Oddly enough, that's very similar to my setup.

I have a 960 Evo as my boot drive and a Crucial M300 575 as my Steam drive, for games.

When installing Windows, I would only connect the smaller drive (so the boot files don't get written to the wrong drive). Once it's up and running, shut down, then install the second drive.

Then when in Windows, go to Disk Management and add the drive.
 
What bledd said.
I achieve the same by ensuring that I stop the BIOS on its's first boot and changing the boot sequence so it ONLY names the primary SSD. Thing is that if the BIOS boots and gets confused it can install a boot manager, which you don't want. And thing about the M.2 sockets is they are in the wrong order. Well, they are on the motherboards I use. The M.2 sockets are last. The SATA are first. So the BIOS will try to boot to the secondary SSD first and may well have a fit unless you remove it from the boot sequence. I learnt the hard way once when it made a right mess of my hard drives lol. I mean no matter what you do it will work, but you don't want boot managers galore.
 
I did it exactly as Bleed explained, simplest and most reliable way to do it.

You may want to get a larger SSD for your Windows drive just in case running the VM's creates any additional files etc. on that drive and it also means better future proofing. I haven't virtualised anything for a long time now so this may not be an issue.
 
@bledd @Pocah @DarkHorizon472 ok so iv set up everyting and everything is working perfectly. However, iv linked the crucial ssd card to power supply and "SATA 6G_6" input on the motherboard and i cant find it anywhere in bios or windows. PLEASEEE can someone help me install this and get it working on my PC ASAP. Any help is so appreciated
 
@Mujja yo man thank you loads!! it now shows in my BIOS. what do i need to do now though because it doesnt show on windows? This is my first ever time messing about with bios and a new pc!! Also do i need to "partition" or whatever that means. Thanks for any help my bro
 
If the SSD is not visible in Windows, right click the Start Menu and select Disk Management.

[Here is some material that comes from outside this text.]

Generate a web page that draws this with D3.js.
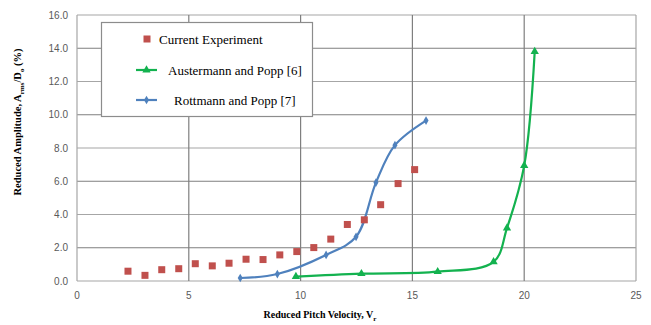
<!DOCTYPE html>
<html>
<head>
<meta charset="utf-8">
<script src="https://cdn.jsdelivr.net/npm/d3@7"></script>
<style>
  body { margin: 0; background: #fff; }
  svg { display: block; }
</style>
</head>
<body>
<div id="chart"></div>
<script>
// current experiment (squares)
var expX = [2.28, 3.04, 3.79, 4.55, 5.29, 6.05, 6.80, 7.56, 8.32, 9.07, 9.83, 10.59, 11.35, 12.09, 12.85, 13.58, 14.36, 15.10];
var expY = [0.59, 0.34, 0.68, 0.74, 1.04, 0.91, 1.07, 1.31, 1.29, 1.57, 1.77, 2.01, 2.52, 3.40, 3.68, 4.59, 5.86, 6.70];

// Austermann and Popp [6]
var ausX = [9.79, 12.72, 16.13, 18.63, 19.23, 20.00, 20.47];
var ausY = [0.26, 0.44, 0.56, 1.15, 3.18, 6.94, 13.80];

// Rottmann and Popp [7]
var rotX = [7.30, 8.96, 11.14, 12.48, 13.37, 14.22, 15.61];
var rotY = [0.18, 0.42, 1.57, 2.66, 5.92, 8.17, 9.65];

var xTicks = [0, 5, 10, 15, 20, 25];
var yTicks = [0, 2, 4, 6, 8, 10, 12, 14, 16];

var width = 651, height = 325;
var margin = {left: 77, right: 15, top: 15, bottom: 44};

var svg = d3.select("#chart").append("svg")
    .attr("width", width)
    .attr("height", height);

var x = d3.scaleLinear().domain([0, 25]).range([margin.left, width - margin.right]);
var y = d3.scaleLinear().domain([0, 16]).range([height - margin.bottom, margin.top]);

// grid lines
svg.append("g")
    .selectAll("line")
    .data(yTicks)
    .enter().append("line")
    .attr("x1", x(0)).attr("x2", x(25))
    .attr("y1", function (d) { return y(d); })
    .attr("y2", function (d) { return y(d); })
    .attr("stroke", function (d, i) { return i % 2 ? "#7f7f7f" : "#a6a6a6"; })
    .attr("stroke-width", 1.2);

svg.append("g")
    .selectAll("line")
    .data(xTicks)
    .enter().append("line")
    .attr("x1", function (d) { return x(d); })
    .attr("x2", function (d) { return x(d); })
    .attr("y1", y(0)).attr("y2", y(16))
    .attr("stroke", function (d) { return d === 0 || d === 25 ? "#a6a6a6" : "#7f7f7f"; })
    .attr("stroke-width", 1.2);

// tick labels
svg.append("g")
    .selectAll("text")
    .data(yTicks)
    .enter().append("text")
    .attr("x", x(0) - 9)
    .attr("y", function (d) { return y(d); })
    .attr("dy", "0.35em")
    .attr("text-anchor", "end")
    .style("font", "10px 'Liberation Sans', Arial, sans-serif")
    .style("fill", "#595959")
    .text(function (d) { return d.toFixed(1); });

svg.append("g")
    .selectAll("text")
    .data(xTicks)
    .enter().append("text")
    .attr("x", function (d) { return x(d); })
    .attr("y", y(0) + 18)
    .attr("text-anchor", "middle")
    .style("font", "10px 'Liberation Sans', Arial, sans-serif")
    .style("fill", "#595959")
    .text(function (d) { return d; });

// axis titles
var xt = svg.append("text")
    .attr("x", 320)
    .attr("y", 318)
    .attr("text-anchor", "middle")
    .style("font", "bold 10px 'Liberation Serif', 'Times New Roman', serif")
    .style("fill", "#000");
xt.append("tspan").text("Reduced Pitch Velocity, V");
xt.append("tspan").attr("dy", 3).style("font-size", "7px").text("r");

var yt = svg.append("text")
    .attr("transform", "translate(21,122) rotate(-90)")
    .attr("text-anchor", "middle")
    .style("font", "bold 10.5px 'Liberation Serif', 'Times New Roman', serif")
    .style("fill", "#000");
yt.append("tspan").text("Reduced Amplitude,  A");
yt.append("tspan").attr("dy", 3).style("font-size", "7px").text("rms");
yt.append("tspan").attr("dy", -3).text("/D");
yt.append("tspan").attr("dy", 3).style("font-size", "7px").text("o");
yt.append("tspan").attr("dy", -3).text(" (%)");

var line = d3.line()
    .x(function (d) { return x(d[0]); })
    .y(function (d) { return y(d[1]); })
    .curve(d3.curveCatmullRom.alpha(0.5));

var rotData = d3.zip(rotX, rotY);
var ausData = d3.zip(ausX, ausY);
var expData = d3.zip(expX, expY);

var blue = "#4f81bd", green = "#13b24f", red = "#c0504d";

// Rottmann line
svg.append("path")
    .datum(rotData)
    .attr("d", line)
    .attr("fill", "none")
    .attr("stroke", blue)
    .attr("stroke-width", 2.2);

svg.append("g")
    .selectAll("path")
    .data(rotData)
    .enter().append("path")
    .attr("transform", function (d) { return "translate(" + x(d[0]) + "," + y(d[1]) + ")"; })
    .attr("d", d3.symbol().type(d3.symbolDiamond).size(22))
    .attr("fill", blue);

// Austermann line
svg.append("path")
    .datum(ausData)
    .attr("d", line)
    .attr("fill", "none")
    .attr("stroke", green)
    .attr("stroke-width", 2.2);

svg.append("g")
    .selectAll("path")
    .data(ausData)
    .enter().append("path")
    .attr("transform", function (d) { return "translate(" + x(d[0]) + "," + y(d[1]) + ")"; })
    .attr("d", d3.symbol().type(d3.symbolTriangle).size(30))
    .attr("fill", green);

// experiment squares
svg.append("g")
    .selectAll("rect")
    .data(expData)
    .enter().append("rect")
    .attr("x", function (d) { return x(d[0]) - 3.5; })
    .attr("y", function (d) { return y(d[1]) - 3.5; })
    .attr("width", 7)
    .attr("height", 7)
    .attr("fill", red);

// legend
var lg = svg.append("g");
lg.append("rect")
    .attr("x", 101.5).attr("y", 22.5)
    .attr("width", 211).attr("height", 94)
    .attr("fill", "#fff")
    .attr("stroke", "#8c8c8c")
    .attr("stroke-width", 1.2);

lg.append("rect")
    .attr("x", 143.5).attr("y", 35.5)
    .attr("width", 7).attr("height", 7)
    .attr("fill", red);
lg.append("text").attr("x", 159).attr("y", 39)
    .attr("dy", "0.35em")
    .style("font", "13px 'Liberation Serif', 'Times New Roman', serif")
    .text("Current Experiment");

lg.append("line").attr("x1", 136).attr("x2", 157).attr("y1", 70).attr("y2", 70)
    .attr("stroke", green).attr("stroke-width", 2.2);
lg.append("path").attr("transform", "translate(146.5,70)")
    .attr("d", d3.symbol().type(d3.symbolTriangle).size(30)).attr("fill", green);
lg.append("text").attr("x", 168).attr("y", 70)
    .attr("dy", "0.35em")
    .style("font", "13px 'Liberation Serif', 'Times New Roman', serif")
    .text("Austermann and Popp [6]");

lg.append("line").attr("x1", 136).attr("x2", 157).attr("y1", 100).attr("y2", 100)
    .attr("stroke", blue).attr("stroke-width", 2.2);
lg.append("path").attr("transform", "translate(146.5,100)")
    .attr("d", d3.symbol().type(d3.symbolDiamond).size(22)).attr("fill", blue);
lg.append("text").attr("x", 174).attr("y", 100)
    .attr("dy", "0.35em")
    .style("font", "13px 'Liberation Serif', 'Times New Roman', serif")
    .text("Rottmann and Popp [7]");
</script>
</body>
</html>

Select the SSD, initialise and format etc.
 
@Mujja yes mate done this, it now shows up in windows however, nothing is getting saved to it or anything. It's just an empty storage lol. How do i get things to save to it? should i be having downloads and all my documents in that one or not?
 
Assuming it's set as D:\ or E:\

When you next install a game or Steam or something, set Steam to install on D:\Steam\, then everything else you want on there (big applications), D:\Program Files\PROGRAMNAME etc..


For Documents, Pictures, Videos, Music, Downloads.

Do this..

https://www.pcworld.com/article/302...braries-to-a-separate-drive-or-partition.html

Right click the folder, properties, location, 'Move'

I tend to leave Desktop where it is and just never save anything to it.
 
You should specify them as D:\Documents\ etc.

Can't search right now, but you may be able to fix your issue in the registry..

Or just create a new user account and use that instead.
 
Wait. I'm getting confused. How can it be showing up in windows? Where did you install Windows?

As bledd said, you should start with JUST the smaller drive in place and install windows to that. Did you do that or did you install it to the second larger drive?